▸ **Description of the task**
Return, exactly as written, the lines that start at the one holding "Write a web" and end at the one holding "30, 35, 40];", with both of those lines kept. Skip any pictures.

* BEGIN Given information *

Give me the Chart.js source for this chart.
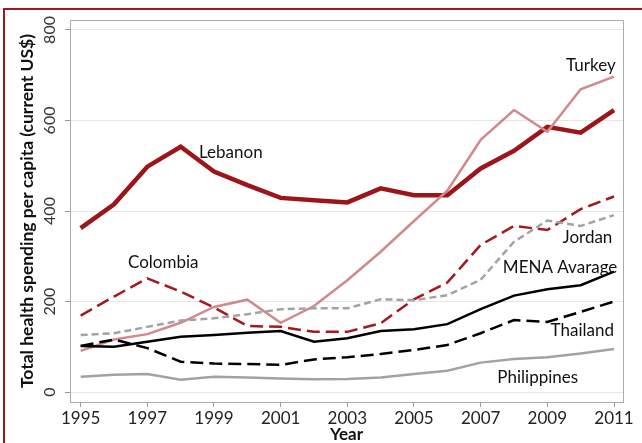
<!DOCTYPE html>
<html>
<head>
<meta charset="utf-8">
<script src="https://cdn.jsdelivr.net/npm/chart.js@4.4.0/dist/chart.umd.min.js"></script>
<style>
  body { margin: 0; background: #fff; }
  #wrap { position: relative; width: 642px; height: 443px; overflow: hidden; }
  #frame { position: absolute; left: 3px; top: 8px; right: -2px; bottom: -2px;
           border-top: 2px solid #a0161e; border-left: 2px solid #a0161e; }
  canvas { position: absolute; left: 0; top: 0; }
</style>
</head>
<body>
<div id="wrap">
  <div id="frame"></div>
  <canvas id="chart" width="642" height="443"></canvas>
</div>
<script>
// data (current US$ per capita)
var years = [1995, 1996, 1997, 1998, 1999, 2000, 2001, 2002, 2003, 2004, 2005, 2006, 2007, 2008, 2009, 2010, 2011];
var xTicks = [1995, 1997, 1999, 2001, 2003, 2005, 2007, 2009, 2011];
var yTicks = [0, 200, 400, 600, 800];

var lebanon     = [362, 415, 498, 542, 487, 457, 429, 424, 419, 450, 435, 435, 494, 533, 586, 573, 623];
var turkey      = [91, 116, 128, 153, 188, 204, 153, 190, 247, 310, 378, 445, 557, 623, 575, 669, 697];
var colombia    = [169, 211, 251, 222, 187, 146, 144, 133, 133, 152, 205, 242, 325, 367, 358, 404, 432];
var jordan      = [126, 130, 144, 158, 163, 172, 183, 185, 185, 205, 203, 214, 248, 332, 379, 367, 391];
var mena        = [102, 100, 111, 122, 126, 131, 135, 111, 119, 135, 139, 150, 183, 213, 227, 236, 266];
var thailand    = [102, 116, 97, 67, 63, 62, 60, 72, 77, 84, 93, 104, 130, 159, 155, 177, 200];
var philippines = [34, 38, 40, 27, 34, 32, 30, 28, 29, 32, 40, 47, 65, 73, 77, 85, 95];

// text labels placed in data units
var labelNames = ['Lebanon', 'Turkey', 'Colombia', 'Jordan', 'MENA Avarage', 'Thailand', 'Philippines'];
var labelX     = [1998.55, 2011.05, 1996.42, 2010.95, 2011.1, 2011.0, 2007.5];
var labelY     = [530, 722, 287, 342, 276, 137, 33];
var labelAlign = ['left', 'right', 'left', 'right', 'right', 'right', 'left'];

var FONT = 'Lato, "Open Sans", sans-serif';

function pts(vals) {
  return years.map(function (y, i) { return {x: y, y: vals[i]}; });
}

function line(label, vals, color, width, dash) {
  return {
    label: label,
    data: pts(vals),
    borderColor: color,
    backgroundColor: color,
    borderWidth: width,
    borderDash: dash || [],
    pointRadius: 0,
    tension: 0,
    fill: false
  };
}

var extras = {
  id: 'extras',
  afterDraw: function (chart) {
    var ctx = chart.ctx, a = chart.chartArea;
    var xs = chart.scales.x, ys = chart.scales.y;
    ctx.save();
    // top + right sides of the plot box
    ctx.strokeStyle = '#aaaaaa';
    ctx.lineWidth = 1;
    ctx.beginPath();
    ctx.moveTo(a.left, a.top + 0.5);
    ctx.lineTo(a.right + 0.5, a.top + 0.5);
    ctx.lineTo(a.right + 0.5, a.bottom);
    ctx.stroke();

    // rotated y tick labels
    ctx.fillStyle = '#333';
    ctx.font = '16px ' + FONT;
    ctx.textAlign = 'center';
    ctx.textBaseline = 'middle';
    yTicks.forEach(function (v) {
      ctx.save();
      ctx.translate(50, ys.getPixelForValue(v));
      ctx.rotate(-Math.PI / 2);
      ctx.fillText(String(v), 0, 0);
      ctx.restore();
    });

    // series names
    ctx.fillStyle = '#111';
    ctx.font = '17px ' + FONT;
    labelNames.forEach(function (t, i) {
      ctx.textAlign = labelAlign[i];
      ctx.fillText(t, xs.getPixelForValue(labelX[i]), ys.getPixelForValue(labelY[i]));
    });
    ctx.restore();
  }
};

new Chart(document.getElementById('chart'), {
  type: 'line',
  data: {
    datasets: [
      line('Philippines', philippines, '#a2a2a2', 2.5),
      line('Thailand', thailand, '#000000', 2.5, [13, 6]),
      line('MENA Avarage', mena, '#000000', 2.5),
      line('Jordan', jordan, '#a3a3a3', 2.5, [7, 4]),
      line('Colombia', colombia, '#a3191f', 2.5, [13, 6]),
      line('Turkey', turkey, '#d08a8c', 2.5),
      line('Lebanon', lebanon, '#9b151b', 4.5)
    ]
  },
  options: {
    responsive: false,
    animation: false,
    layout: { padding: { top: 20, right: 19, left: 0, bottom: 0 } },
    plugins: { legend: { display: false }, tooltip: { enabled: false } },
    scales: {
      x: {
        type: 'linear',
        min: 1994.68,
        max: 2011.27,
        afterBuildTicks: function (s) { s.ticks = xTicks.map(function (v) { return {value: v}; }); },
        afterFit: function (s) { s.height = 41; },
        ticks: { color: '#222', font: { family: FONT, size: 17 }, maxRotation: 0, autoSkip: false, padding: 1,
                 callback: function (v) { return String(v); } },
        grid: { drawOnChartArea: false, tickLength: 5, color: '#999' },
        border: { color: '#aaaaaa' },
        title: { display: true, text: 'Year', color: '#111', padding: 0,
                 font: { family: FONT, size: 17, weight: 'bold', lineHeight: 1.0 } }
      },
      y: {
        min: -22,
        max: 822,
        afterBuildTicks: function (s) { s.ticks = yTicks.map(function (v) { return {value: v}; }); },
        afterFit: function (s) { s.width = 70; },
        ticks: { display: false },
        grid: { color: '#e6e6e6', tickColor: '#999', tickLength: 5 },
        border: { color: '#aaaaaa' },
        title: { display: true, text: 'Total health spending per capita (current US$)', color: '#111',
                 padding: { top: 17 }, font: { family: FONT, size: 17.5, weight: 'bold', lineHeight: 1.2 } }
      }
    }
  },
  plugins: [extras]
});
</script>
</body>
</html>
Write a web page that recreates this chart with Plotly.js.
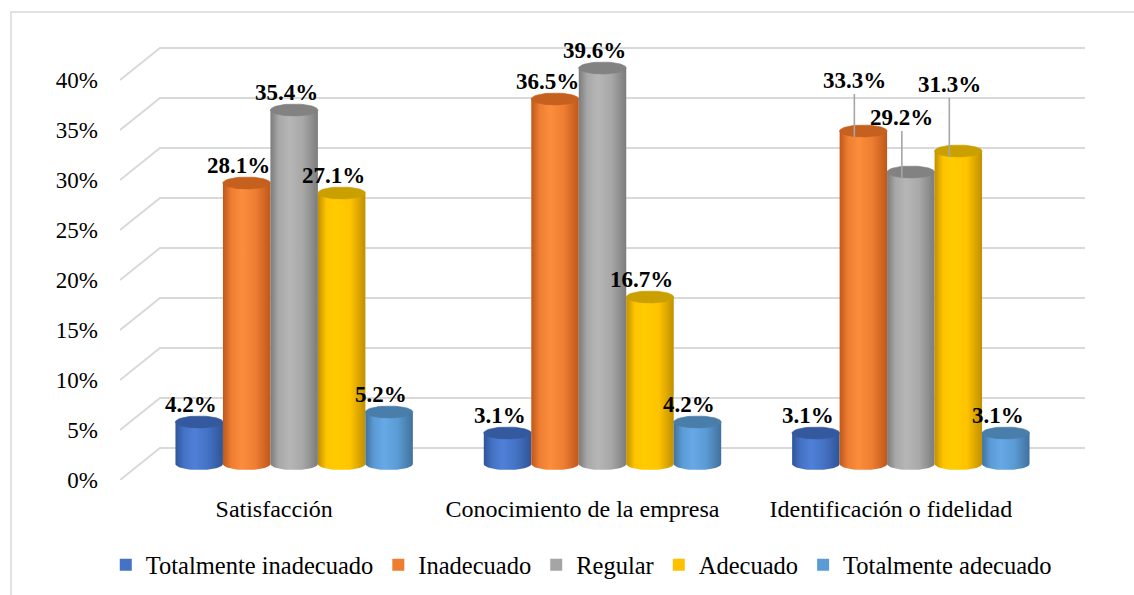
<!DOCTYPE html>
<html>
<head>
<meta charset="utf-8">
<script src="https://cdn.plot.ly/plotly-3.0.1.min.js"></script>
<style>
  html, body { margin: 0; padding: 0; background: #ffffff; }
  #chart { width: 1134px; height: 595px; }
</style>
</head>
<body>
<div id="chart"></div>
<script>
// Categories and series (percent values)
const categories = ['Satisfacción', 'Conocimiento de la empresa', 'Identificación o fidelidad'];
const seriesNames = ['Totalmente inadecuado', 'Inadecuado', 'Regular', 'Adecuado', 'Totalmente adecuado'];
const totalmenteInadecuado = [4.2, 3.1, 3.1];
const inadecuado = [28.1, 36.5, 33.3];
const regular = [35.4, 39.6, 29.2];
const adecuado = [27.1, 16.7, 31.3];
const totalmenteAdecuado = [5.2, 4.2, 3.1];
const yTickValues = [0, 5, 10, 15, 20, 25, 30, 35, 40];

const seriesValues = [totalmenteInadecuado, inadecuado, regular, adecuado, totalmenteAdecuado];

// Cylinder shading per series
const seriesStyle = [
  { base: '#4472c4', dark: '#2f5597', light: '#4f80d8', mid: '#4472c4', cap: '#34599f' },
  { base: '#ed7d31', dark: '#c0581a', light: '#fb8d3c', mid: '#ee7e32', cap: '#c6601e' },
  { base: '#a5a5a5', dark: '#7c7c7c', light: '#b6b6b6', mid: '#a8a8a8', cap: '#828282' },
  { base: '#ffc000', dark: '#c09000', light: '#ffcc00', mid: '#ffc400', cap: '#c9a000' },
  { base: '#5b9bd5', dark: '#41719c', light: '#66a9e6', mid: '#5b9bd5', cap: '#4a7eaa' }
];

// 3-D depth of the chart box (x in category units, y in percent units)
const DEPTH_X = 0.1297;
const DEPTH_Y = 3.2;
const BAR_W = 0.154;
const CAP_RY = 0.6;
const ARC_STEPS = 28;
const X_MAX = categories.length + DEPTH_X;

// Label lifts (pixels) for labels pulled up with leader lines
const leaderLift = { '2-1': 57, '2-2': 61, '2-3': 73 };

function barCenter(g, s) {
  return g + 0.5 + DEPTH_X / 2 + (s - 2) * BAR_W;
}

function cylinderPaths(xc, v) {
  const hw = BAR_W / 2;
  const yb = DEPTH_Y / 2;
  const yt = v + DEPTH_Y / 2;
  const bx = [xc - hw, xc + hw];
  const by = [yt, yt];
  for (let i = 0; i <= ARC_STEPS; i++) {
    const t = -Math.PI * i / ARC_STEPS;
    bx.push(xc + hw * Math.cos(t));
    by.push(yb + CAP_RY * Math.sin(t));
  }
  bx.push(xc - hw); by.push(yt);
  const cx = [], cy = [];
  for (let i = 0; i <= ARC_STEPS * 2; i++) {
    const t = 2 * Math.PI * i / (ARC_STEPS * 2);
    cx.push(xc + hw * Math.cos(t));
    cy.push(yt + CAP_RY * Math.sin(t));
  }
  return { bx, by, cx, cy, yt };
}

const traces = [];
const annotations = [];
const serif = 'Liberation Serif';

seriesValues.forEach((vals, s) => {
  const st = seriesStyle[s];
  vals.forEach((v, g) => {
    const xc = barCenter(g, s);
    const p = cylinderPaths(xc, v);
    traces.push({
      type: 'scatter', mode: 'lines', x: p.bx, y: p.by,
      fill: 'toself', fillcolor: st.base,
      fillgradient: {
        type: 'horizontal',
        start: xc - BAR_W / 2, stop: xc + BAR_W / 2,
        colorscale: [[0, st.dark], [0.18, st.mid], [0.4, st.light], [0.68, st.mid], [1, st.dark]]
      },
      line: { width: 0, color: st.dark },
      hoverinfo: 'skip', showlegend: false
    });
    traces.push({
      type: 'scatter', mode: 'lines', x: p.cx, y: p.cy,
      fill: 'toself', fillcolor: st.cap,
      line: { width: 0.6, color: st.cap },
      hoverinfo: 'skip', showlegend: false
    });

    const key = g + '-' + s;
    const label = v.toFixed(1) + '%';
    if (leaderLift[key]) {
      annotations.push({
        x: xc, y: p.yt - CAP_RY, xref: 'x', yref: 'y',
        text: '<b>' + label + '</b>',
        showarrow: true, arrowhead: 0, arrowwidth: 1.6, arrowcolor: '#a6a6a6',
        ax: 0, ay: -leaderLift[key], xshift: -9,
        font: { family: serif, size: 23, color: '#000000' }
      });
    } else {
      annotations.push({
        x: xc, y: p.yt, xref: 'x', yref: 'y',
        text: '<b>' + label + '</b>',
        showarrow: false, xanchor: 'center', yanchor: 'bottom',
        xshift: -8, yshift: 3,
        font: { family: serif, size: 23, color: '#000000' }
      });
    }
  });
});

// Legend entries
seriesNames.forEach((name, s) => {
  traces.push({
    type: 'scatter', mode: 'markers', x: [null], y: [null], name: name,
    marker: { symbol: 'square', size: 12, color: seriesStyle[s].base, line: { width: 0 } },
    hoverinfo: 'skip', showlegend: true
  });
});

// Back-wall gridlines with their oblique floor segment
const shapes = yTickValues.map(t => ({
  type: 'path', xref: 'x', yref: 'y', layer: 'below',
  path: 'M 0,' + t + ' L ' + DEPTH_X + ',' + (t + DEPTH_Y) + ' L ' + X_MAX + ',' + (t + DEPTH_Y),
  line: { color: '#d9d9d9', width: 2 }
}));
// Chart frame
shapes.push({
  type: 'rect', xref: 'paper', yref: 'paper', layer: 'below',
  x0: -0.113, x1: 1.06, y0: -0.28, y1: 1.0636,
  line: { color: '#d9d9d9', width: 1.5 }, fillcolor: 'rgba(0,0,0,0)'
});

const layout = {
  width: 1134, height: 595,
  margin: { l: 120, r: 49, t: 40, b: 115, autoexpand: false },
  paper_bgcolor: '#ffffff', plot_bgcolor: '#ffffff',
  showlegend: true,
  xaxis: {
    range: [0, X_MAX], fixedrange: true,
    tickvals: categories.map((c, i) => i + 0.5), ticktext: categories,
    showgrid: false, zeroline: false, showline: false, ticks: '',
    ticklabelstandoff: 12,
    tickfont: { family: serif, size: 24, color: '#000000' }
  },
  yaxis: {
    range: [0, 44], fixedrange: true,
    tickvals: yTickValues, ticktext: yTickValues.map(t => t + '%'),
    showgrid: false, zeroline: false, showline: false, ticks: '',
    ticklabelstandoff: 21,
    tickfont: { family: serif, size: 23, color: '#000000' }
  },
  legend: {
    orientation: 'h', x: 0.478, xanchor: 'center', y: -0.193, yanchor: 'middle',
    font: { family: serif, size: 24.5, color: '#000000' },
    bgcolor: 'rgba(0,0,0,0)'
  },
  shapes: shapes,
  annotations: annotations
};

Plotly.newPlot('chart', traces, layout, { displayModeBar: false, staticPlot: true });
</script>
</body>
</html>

* END Given information *

▸ **Finished task**
Write a web page that recreates this chart with Plotly.js.
<!DOCTYPE html>
<html>
<head>
<meta charset="utf-8">
<script src="https://cdn.plot.ly/plotly-3.0.1.min.js"></script>
<style>
  html, body { margin: 0; padding: 0; background: #ffffff; }
  #chart { width: 1134px; height: 595px; }
</style>
</head>
<body>
<div id="chart"></div>
<script>
// Categories and series (percent values)
const categories = ['Satisfacción', 'Conocimiento de la empresa', 'Identificación o fidelidad'];
const seriesNames = ['Totalmente inadecuado', 'Inadecuado', 'Regular', 'Adecuado', 'Totalmente adecuado'];
const totalmenteInadecuado = [4.2, 3.1, 3.1];
const inadecuado = [28.1, 36.5, 33.3];
const regular = [35.4, 39.6, 29.2];
const adecuado = [27.1, 16.7, 31.3];
const totalmenteAdecuado = [5.2, 4.2, 3.1];
const yTickValues = [0, 5, 10, 15, 20, 25, 30, 35, 40];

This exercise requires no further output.